They say you shouldn’t start with a quote, but this one really got my attention:
“It’s easy to miss when you’re writing about open source; it’s impossible to miss when you’re selling it/making a living from it.”
That’s a comment Matt Asay left on Dana’s blog. Matt wrote of his belief that anything but open source software is a bad vendor move. Dana pointed out that while enterprise open source usage is growing, open source is having more difficulty in the consumer market.
“It just takes an itch (“I really need an app to rip movies to my hard drive – what is available? Oh, and I’d like it to be free.”) and then Google helps you scratch it (Handbrake, in this case).”
What is telling is the fact that he didn’t mention “and the software should be open source” as a criteria. I believe that for the typical tech-savvy consumer, free matters more than open source. But, for a typical non-tech-savvy user, cost is just one part of the decision criteria.
From a non-tech-savvy consumer, when it comes to replacing consumer software XYZ that I’ve been using with consumer software ABC, I’d suggest that Skills, Cost and Requirements are amongst the most important factors.
Remember, most consumers aren’t like the folks that talk about software development methodologies, or why the open source business model is good/bad/etc. They’re like my parents, friends, cousins. They know how to use certain software packages. They’ve spent time and energy getting proficient with the software they have today. You want them to use something different, even a little different, then there better be huge advantages on the other 2 criteria. And often, there aren’t such benefits.
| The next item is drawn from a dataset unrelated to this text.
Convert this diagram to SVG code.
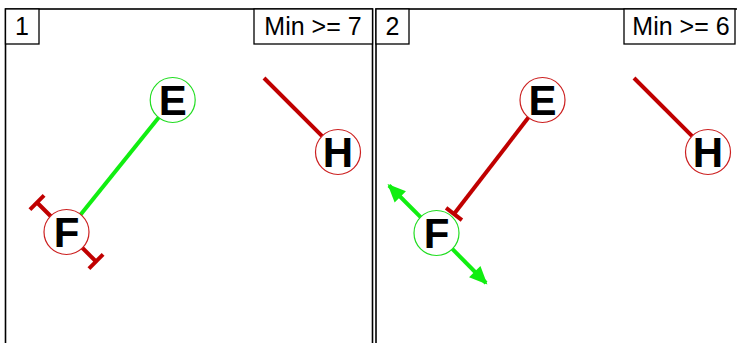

Most consumers get software pre-loaded on their computer, through work (legally) or from “a friend who forgot to take the install disk home so I figured I’d better make sure it works before I throw the CD out”. Usually, the cost of consumer software you have installed is too low to justify the time in learning to use a cheaper alternative product (i.e. Even though OpenOffice isn’t wholly different than MS Office for the tasks an average consumer needs, consumers aren’t leaving MS Office behind in the millions).
Since the average consumer doesn’t use more than 25% of the features (i.e. 80/20 rule) within a consumer package they’re using today, it’s unlikely that their requirements aren’t going to be met with their current software. In some cases, your current software may prevent you from doing something you want (i.e. rip a backup of your DVDs or use multiple iPods with the same iTunes library). In these situations, you’ll balance the cost and skills required to use an alternative product. In most situations, consumers just grin and bear it, maybe because they don’t know about alternatives. Mostly because the alternative is viewed as a hurdle vs. what they’re using today.
I’d say that the above is true for “an average consumer”, so the dynamic will evolve as a larger portion of consumers become more technically inclined.
PS: Yes, these 3 criteria also play a prominent role in enterprise software purchases – that’s for another day. Gotta run.